Quote every line of the data below as it stands, omitting pictures.
◇ ◇ ◇ ◇
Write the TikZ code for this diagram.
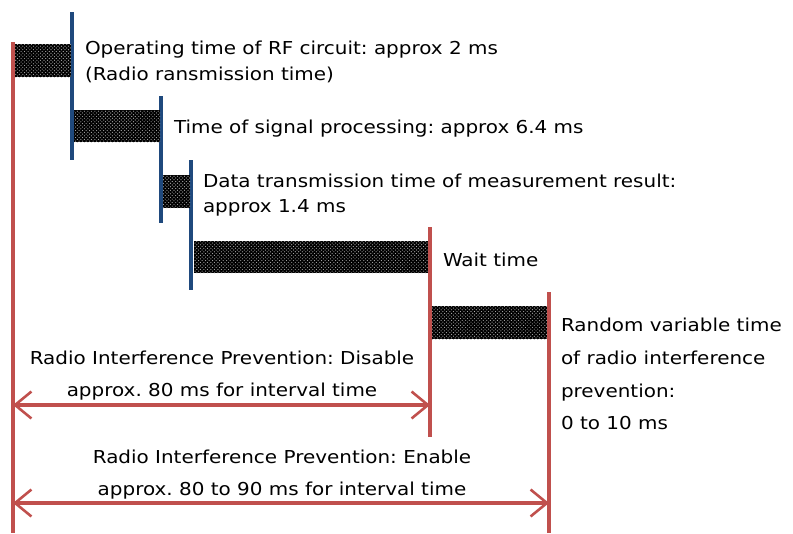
\documentclass[tikz,border=0pt]{standalone}
\usepackage{fontspec}
\setmainfont{DejaVu Sans}[FakeStretch=1.12]
\frenchspacing
\definecolor{redline}{RGB}{192,80,77}
\definecolor{blueline}{RGB}{31,73,125}
\usetikzlibrary{arrows.meta}
\usetikzlibrary{patterns}
\usetikzlibrary{positioning}
\tikzstyle{base}=[x=0.03cm, y=-0.03cm, inner sep=0pt, outer sep=0pt]
\tikzstyle{redmark}=[redline, line width=2.6pt]
\tikzstyle{bluemark}=[blueline, line width=2.6pt]
\tikzstyle{busy}=[fill=black, postaction={pattern=crosshatch dots, pattern color=white!70!black}]
\tikzstyle{label}=[font=\fontsize{15.2}{22}\selectfont, align=left, anchor=west]
\tikzstyle{interval}=[label, font=\fontsize{15.2}{27.2}\selectfont, align=center, anchor=center]
\tikzstyle{span}=[redmark, {Straight Barb[length=14pt, width=23pt, line width=2.2pt]}-{Straight Barb[length=14pt, width=23pt, line width=2.2pt]}]

\begin{document}
\begin{tikzpicture}[base]
    \path [use as bounding box] (0,0) rectangle (793,533);
    % time marks
    \draw [redmark] (13,42) coordinate (start top) -- (13,533) coordinate (start bot);
    \draw [bluemark] (72,12) -- (72,160);
    \draw [bluemark] (161,96) -- (161,223);
    \draw [bluemark] (191,160) -- (191,290);
    \draw [redmark] (430,227) coordinate (wait top) -- (430,437) coordinate (wait bot);
    \draw [redmark] (549,292) coordinate (rand top) -- (549,533) coordinate (rand bot);
    % busy bars
    \path [busy] (15,44) rectangle (71,77);
    \path [busy] (74,110) rectangle (160,142);
    \path [busy] (163,175) rectangle (190,208);
    \path [busy] (194,241) rectangle (428,273);
    \path [busy] (432,306) rectangle (547,339);
    % texts
    \node [label] (rf) at (85,62) {Operating time of RF circuit: approx 2 ms\\(Radio ransmission time)};
    \node [label] (proc) at (174,129) {Time of signal processing: approx 6.4 ms};
    \node [label] (data) at (203,195) {Data transmission time of measurement result:\\approx 1.4 ms};
    \node [label] (wait) at (443,260) {Wait time};
    \node [label, font=\fontsize{15.2}{28}\selectfont] (rand) at (561,374) {Random variable time\\of radio interference\\prevention:\\0 to 10 ms};
    \node [interval] (disable) at (222,376) {Radio Interference Prevention: Disable\\approx. 80 ms for interval time};
    \node [interval] (enable) at (282,475) {Radio Interference Prevention: Enable\\approx. 80 to 90 ms for interval time};
    % intervals
    \coordinate (d1) at (start top |- 0,405);
    \coordinate (d2) at (wait top |- 0,405);
    \coordinate (e1) at (start top |- 0,503);
    \coordinate (e2) at (rand top |- 0,503);
    \draw [span] (d1) -- (d2);
    \draw [span] (e1) -- (e2);
\end{tikzpicture}
\end{document}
◇ ◇ ◇ ◇
#### [REPLY]
Write the TikZ code for this diagram.
\documentclass[tikz,border=0pt]{standalone}
\usepackage{fontspec}
\setmainfont{DejaVu Sans}[FakeStretch=1.12]
\frenchspacing
\definecolor{redline}{RGB}{192,80,77}
\definecolor{blueline}{RGB}{31,73,125}
\usetikzlibrary{arrows.meta}
\usetikzlibrary{patterns}
\usetikzlibrary{positioning}
\tikzstyle{base}=[x=0.03cm, y=-0.03cm, inner sep=0pt, outer sep=0pt]
\tikzstyle{redmark}=[redline, line width=2.6pt]
\tikzstyle{bluemark}=[blueline, line width=2.6pt]
\tikzstyle{busy}=[fill=black, postaction={pattern=crosshatch dots, pattern color=white!70!black}]
\tikzstyle{label}=[font=\fontsize{15.2}{22}\selectfont, align=left, anchor=west]
\tikzstyle{interval}=[label, font=\fontsize{15.2}{27.2}\selectfont, align=center, anchor=center]
\tikzstyle{span}=[redmark, {Straight Barb[length=14pt, width=23pt, line width=2.2pt]}-{Straight Barb[length=14pt, width=23pt, line width=2.2pt]}]

\begin{document}
\begin{tikzpicture}[base]
    \path [use as bounding box] (0,0) rectangle (793,533);
    % time marks
    \draw [redmark] (13,42) coordinate (start top) -- (13,533) coordinate (start bot);
    \draw [bluemark] (72,12) -- (72,160);
    \draw [bluemark] (161,96) -- (161,223);
    \draw [bluemark] (191,160) -- (191,290);
    \draw [redmark] (430,227) coordinate (wait top) -- (430,437) coordinate (wait bot);
    \draw [redmark] (549,292) coordinate (rand top) -- (549,533) coordinate (rand bot);
    % busy bars
    \path [busy] (15,44) rectangle (71,77);
    \path [busy] (74,110) rectangle (160,142);
    \path [busy] (163,175) rectangle (190,208);
    \path [busy] (194,241) rectangle (428,273);
    \path [busy] (432,306) rectangle (547,339);
    % texts
    \node [label] (rf) at (85,62) {Operating time of RF circuit: approx 2 ms\\(Radio ransmission time)};
    \node [label] (proc) at (174,129) {Time of signal processing: approx 6.4 ms};
    \node [label] (data) at (203,195) {Data transmission time of measurement result:\\approx 1.4 ms};
    \node [label] (wait) at (443,260) {Wait time};
    \node [label, font=\fontsize{15.2}{28}\selectfont] (rand) at (561,374) {Random variable time\\of radio interference\\prevention:\\0 to 10 ms};
    \node [interval] (disable) at (222,376) {Radio Interference Prevention: Disable\\approx. 80 ms for interval time};
    \node [interval] (enable) at (282,475) {Radio Interference Prevention: Enable\\approx. 80 to 90 ms for interval time};
    % intervals
    \coordinate (d1) at (start top |- 0,405);
    \coordinate (d2) at (wait top |- 0,405);
    \coordinate (e1) at (start top |- 0,503);
    \coordinate (e2) at (rand top |- 0,503);
    \draw [span] (d1) -- (d2);
    \draw [span] (e1) -- (e2);
\end{tikzpicture}
\end{document}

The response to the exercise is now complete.